- _BRIEF_
Print all of the lines exactly. Any picture among them stays out.

- _DATASET SECTION_
____________

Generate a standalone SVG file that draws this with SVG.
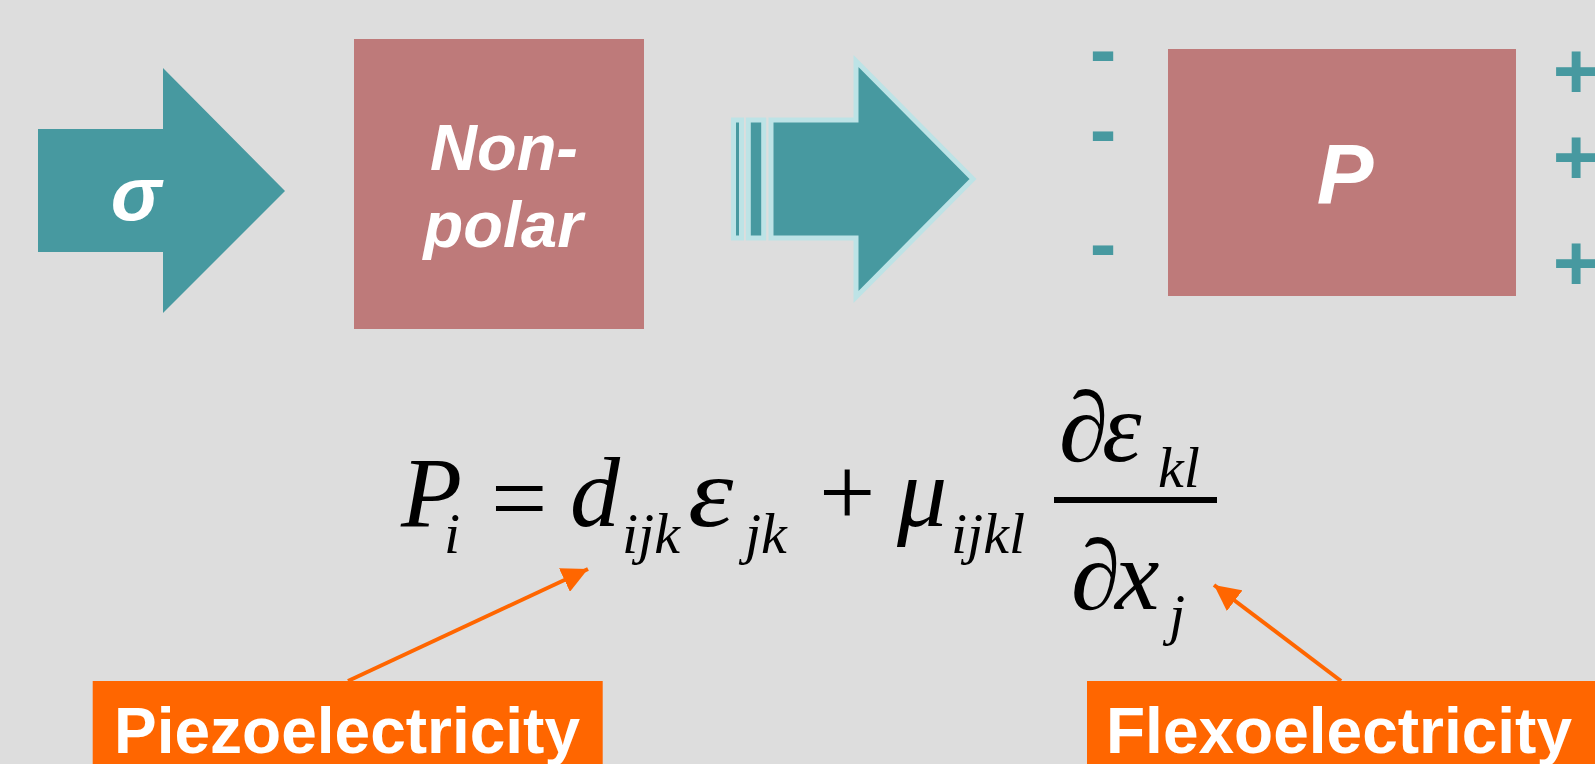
<svg xmlns="http://www.w3.org/2000/svg" width="1595" height="764" viewBox="0 0 1595 764">
<defs>
<style>
.teal{fill:#4799A0}
.pink{fill:#BE7A7A}
.wt{fill:#FFFFFF;font-family:"Liberation Sans",Arial,sans-serif;font-weight:bold;font-style:italic;text-anchor:middle}
.sign{fill:#4799A0;font-family:"Liberation Sans",Arial,sans-serif;font-weight:bold;font-size:80px;text-anchor:middle}
.m{fill:#000;font-family:"Liberation Serif","Times New Roman",serif;font-style:italic;font-size:100px}
.mu{fill:#000;font-family:"Liberation Serif","Times New Roman",serif;font-size:100px}
.s{fill:#000;font-family:"Liberation Serif","Times New Roman",serif;font-style:italic;font-size:58px}
.lbl{fill:#FF6600}
.lt{fill:#FFFFFF;font-family:"Liberation Sans",Arial,sans-serif;font-weight:bold;font-size:64px;text-anchor:middle}
.conn{stroke:#FF6600;stroke-width:4;fill:none}
.stripe{fill:#4799A0;stroke:#BDE3E6;stroke-width:5}
</style>
<marker id="ah" viewBox="0 0 10 10" refX="10" refY="5" markerWidth="6.5" markerHeight="6.5" markerUnits="strokeWidth" orient="auto">
<path d="M0,0 L10,5 L0,10 z" fill="#FF6600"/>
</marker>
</defs>
<rect width="1595" height="764" fill="#DDDDDD"/>

<g id="stress-arrow">
<polygon class="teal" points="38,129 163,129 163,68 285,191 163,313 163,252 38,252"/>
<text class="wt" x="136" y="220" font-size="76">σ</text>
</g>

<g id="nonpolar">
<rect class="pink" x="354" y="39" width="290" height="290"/>
<text class="wt" x="504" y="170" font-size="65">Non-</text>
<text class="wt" x="503" y="247" font-size="65">polar</text>
</g>

<g id="striped-arrow">
<rect class="stripe" x="733.5" y="120" width="8" height="118"/>
<rect class="stripe" x="748.3" y="120" width="15.4" height="118"/>
<polygon class="stripe" points="771,120 856,120 856,61 973,179 856,297 856,238 771,238"/>
</g>

<g id="polar">
<text class="sign" x="1103" y="77">-</text>
<text class="sign" x="1103" y="157">-</text>
<text class="sign" x="1103" y="271">-</text>
<rect class="pink" x="1168" y="49" width="348" height="247"/>
<text class="wt" x="1345" y="204" font-size="85">P</text>
<text class="sign" x="1576" y="98">+</text>
<text class="sign" x="1576" y="184">+</text>
<text class="sign" x="1576" y="290">+</text>
</g>

<g id="equation">
<text class="m" x="401" y="526">P</text>
<text class="s" x="444" y="553">i</text>
<text class="mu" x="491" y="532">=</text>
<text class="m" x="570" y="526">d</text>
<text class="s" x="622" y="553">ijk</text>
<text class="m" x="688" y="526" transform="translate(688 0) scale(1.15 1) translate(-688 0)">ε</text>
<text class="s" x="745" y="553">jk</text>
<text class="mu" x="819" y="526">+</text>
<text class="m" x="897" y="526">μ</text>
<text class="s" x="951" y="553">ijkl</text>
<rect x="1054" y="497" width="163" height="6" fill="#000"/>
<text class="m" x="1059" y="461">∂</text>
<text class="m" x="1102" y="461">ε</text>
<text class="s" x="1158" y="487">kl</text>
<text class="m" x="1071" y="609">∂</text>
<text class="m" x="1115" y="609">x</text>
<text class="s" x="1169" y="634">j</text>
</g>

<g id="connectors">
<line class="conn" x1="348" y1="681" x2="588" y2="569" marker-end="url(#ah)"/>
<line class="conn" x1="1341" y1="681" x2="1214" y2="585" marker-end="url(#ah)"/>
</g>

<g id="piezo-label">
<rect class="lbl" x="92.7" y="681" width="510" height="83"/>
<text class="lt" x="347" y="753">Piezoelectricity</text>
</g>

<g id="flexo-label">
<rect class="lbl" x="1087" y="681" width="508" height="83"/>
<text class="lt" x="1339" y="753">Flexoelectricity</text>
</g>
</svg>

____________

- _OUTPUT FOR THIS EXERCISE_
Generate a standalone SVG file that draws this with SVG.
<svg xmlns="http://www.w3.org/2000/svg" width="1595" height="764" viewBox="0 0 1595 764">
<defs>
<style>
.teal{fill:#4799A0}
.pink{fill:#BE7A7A}
.wt{fill:#FFFFFF;font-family:"Liberation Sans",Arial,sans-serif;font-weight:bold;font-style:italic;text-anchor:middle}
.sign{fill:#4799A0;font-family:"Liberation Sans",Arial,sans-serif;font-weight:bold;font-size:80px;text-anchor:middle}
.m{fill:#000;font-family:"Liberation Serif","Times New Roman",serif;font-style:italic;font-size:100px}
.mu{fill:#000;font-family:"Liberation Serif","Times New Roman",serif;font-size:100px}
.s{fill:#000;font-family:"Liberation Serif","Times New Roman",serif;font-style:italic;font-size:58px}
.lbl{fill:#FF6600}
.lt{fill:#FFFFFF;font-family:"Liberation Sans",Arial,sans-serif;font-weight:bold;font-size:64px;text-anchor:middle}
.conn{stroke:#FF6600;stroke-width:4;fill:none}
.stripe{fill:#4799A0;stroke:#BDE3E6;stroke-width:5}
</style>
<marker id="ah" viewBox="0 0 10 10" refX="10" refY="5" markerWidth="6.5" markerHeight="6.5" markerUnits="strokeWidth" orient="auto">
<path d="M0,0 L10,5 L0,10 z" fill="#FF6600"/>
</marker>
</defs>
<rect width="1595" height="764" fill="#DDDDDD"/>

<g id="stress-arrow">
<polygon class="teal" points="38,129 163,129 163,68 285,191 163,313 163,252 38,252"/>
<text class="wt" x="136" y="220" font-size="76">σ</text>
</g>

<g id="nonpolar">
<rect class="pink" x="354" y="39" width="290" height="290"/>
<text class="wt" x="504" y="170" font-size="65">Non-</text>
<text class="wt" x="503" y="247" font-size="65">polar</text>
</g>

<g id="striped-arrow">
<rect class="stripe" x="733.5" y="120" width="8" height="118"/>
<rect class="stripe" x="748.3" y="120" width="15.4" height="118"/>
<polygon class="stripe" points="771,120 856,120 856,61 973,179 856,297 856,238 771,238"/>
</g>

<g id="polar">
<text class="sign" x="1103" y="77">-</text>
<text class="sign" x="1103" y="157">-</text>
<text class="sign" x="1103" y="271">-</text>
<rect class="pink" x="1168" y="49" width="348" height="247"/>
<text class="wt" x="1345" y="204" font-size="85">P</text>
<text class="sign" x="1576" y="98">+</text>
<text class="sign" x="1576" y="184">+</text>
<text class="sign" x="1576" y="290">+</text>
</g>

<g id="equation">
<text class="m" x="401" y="526">P</text>
<text class="s" x="444" y="553">i</text>
<text class="mu" x="491" y="532">=</text>
<text class="m" x="570" y="526">d</text>
<text class="s" x="622" y="553">ijk</text>
<text class="m" x="688" y="526" transform="translate(688 0) scale(1.15 1) translate(-688 0)">ε</text>
<text class="s" x="745" y="553">jk</text>
<text class="mu" x="819" y="526">+</text>
<text class="m" x="897" y="526">μ</text>
<text class="s" x="951" y="553">ijkl</text>
<rect x="1054" y="497" width="163" height="6" fill="#000"/>
<text class="m" x="1059" y="461">∂</text>
<text class="m" x="1102" y="461">ε</text>
<text class="s" x="1158" y="487">kl</text>
<text class="m" x="1071" y="609">∂</text>
<text class="m" x="1115" y="609">x</text>
<text class="s" x="1169" y="634">j</text>
</g>

<g id="connectors">
<line class="conn" x1="348" y1="681" x2="588" y2="569" marker-end="url(#ah)"/>
<line class="conn" x1="1341" y1="681" x2="1214" y2="585" marker-end="url(#ah)"/>
</g>

<g id="piezo-label">
<rect class="lbl" x="92.7" y="681" width="510" height="83"/>
<text class="lt" x="347" y="753">Piezoelectricity</text>
</g>

<g id="flexo-label">
<rect class="lbl" x="1087" y="681" width="508" height="83"/>
<text class="lt" x="1339" y="753">Flexoelectricity</text>
</g>
</svg>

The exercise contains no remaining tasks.